Au fil des jours, la plupart des sinistrés du « camp » décampent, lorsqu’ils trouvent la possibilité de se recaser ou de poser valises chez des proches. Mais quelques familles restent toujours dans le désarroi. A côté de ces déguerpis qui dorment à la belle étoile sur les décombres, il y a ceux qui dorment dans des maisons à moitié détruites. La cuisson en plein air et les risques de vol ne sont pas bien loin. Les populations de Makèpè-Missokè, très affectées par les casses indiquent qu’un sinistré, très émue après la démolition de sa maison a fait un Avc et a rendu l’âme.
Léonard Kene Asong tient encore bon et garde le moral haut, mais il ne décolère pas. Cet autre sinistré qui vivait à Makèpè-Missokè depuis 27 ans se trouvait du côté de Bonabéri, à la pénétrante Ouest de la ville, lorsque les engins sont arrivés devant ses deux maisons situées à plus de 35 mètres de l’axe du lit d’eau. Léonard avait déjà prévu de transformer l’une de ses maisons en studio de location pour accueillir ses voisins déguerpis. Un rêve envolé dans les débris.
Après les démolitions, rien !
«Ils n’ont pas respecté les limites en cassant. En plus, on nous avait dit qu’on détruisait nos maisons pour aménager les drains. Depuis qu’ils ont démoli les domiciles, ils ne sont plus jamais repassés ici. C’est choquant. Les gens dorment dans la rue pour un rien finalement. On nous a cassés dans l’urgence. Mais nous ne voyons pas des travaux urgents dans les drains. Regardez, tout ce côté du drain a été bouché par les engins à l’œuvre», se plaint Léonard Kene Asong. Le sinistré fait savoir que lors des casses, le bulldozer a déversé des débris et mottes de terre dans le drain, bloquant le passage de l’eau. « On ne voit aucune activité dans le drain depuis notre déguerpissement. Nous ne comprenons donc pas pourquoi nous avons été expulsés. Maintenant que le drain est plutôt obstrué, l’eau qui ne circule pas se redirige vers les habitations environnantes», s’étonne Aderance Lontsi.
Les riverains font savoir que le retour de l’eau du drain obstrué vers les bâtisses a occasionné des inondations dans la nuit du dimanche 12 juillet 2015. Les maisons inondées situées non loin du marché de Makèpè-Missokè n’avaient jusqu’ici pas été menacées par la montée des eaux lors des averses, apprend-on. Toute chose qui ravive la colère des sinistrés qui s’interrogent sur les « vraies » raisons des démolitions des maisons à Makèpè-Missokè.
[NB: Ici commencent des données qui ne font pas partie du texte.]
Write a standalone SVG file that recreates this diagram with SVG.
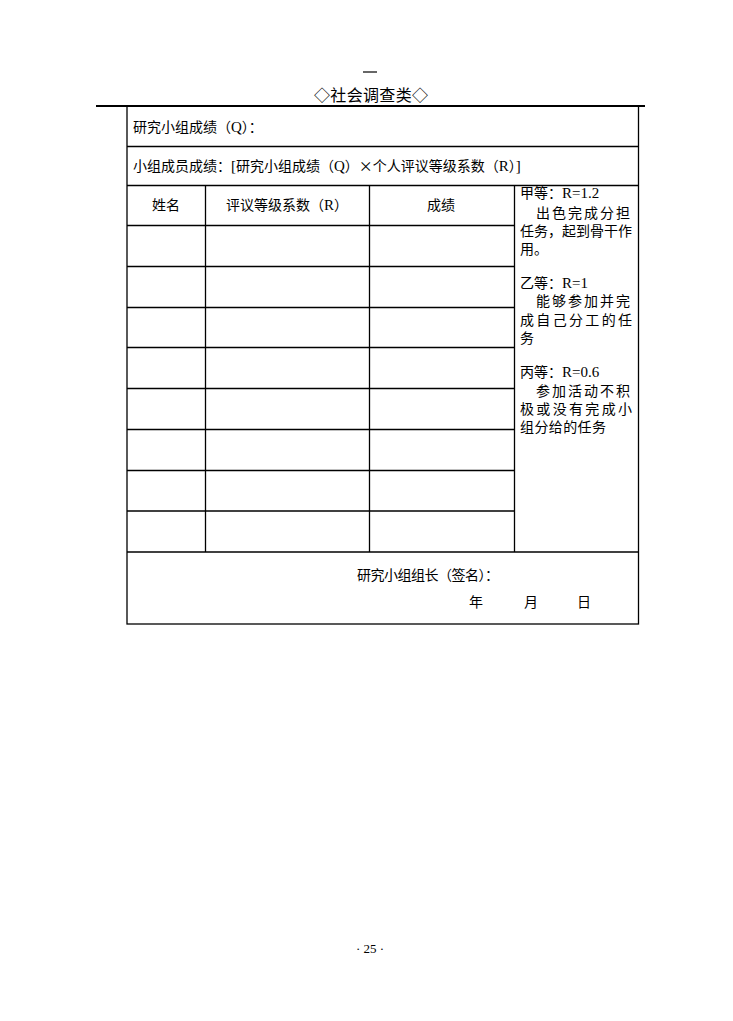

Cette opération avait été décidée par les autorités publiques au lendemain des inondations qui ont fait d’énormes dégâts à Douala dans la nuit du vendredi au samedi 20 juin 2015. Le reporter a appris que 4225 maisons au total sont à détruire dans le département du Wouri. Les déguerpissements ont commencé, les aménagements des drains pas.
Les acteurs de la société civile au Cameroun déplorent cette opération de déguerpissement dans la ville de Douala. Ils dénoncent le non respect des Droits humains et l’absence d’indemnisation des sinistrés. « Après ces casses, rien ne va évoluer. Ils vont prendre tout le temps qu’ils veulent comme d’habitude», s’offusque Jean Bertin Kémayou, point focal de l’Ong Dynamique citoyenne/coordination du Littoral. Il pense que le problème de Makèpè-Missokè, c’est que le drain n’a pas été curé depuis huit ans. Ce qui a occasionné la création d’un terre-plein qui a obstrué les 4/5e du drain. «C’est du saupoudrage. Les casses, c’était une précipitation pour ne pas indemniser les habitants. Pourtant, la Cud a reçu 109 milliards F. Cfa de l’Agence française de développement pour ces travaux », croit savoir Jean Bertin Kémayou.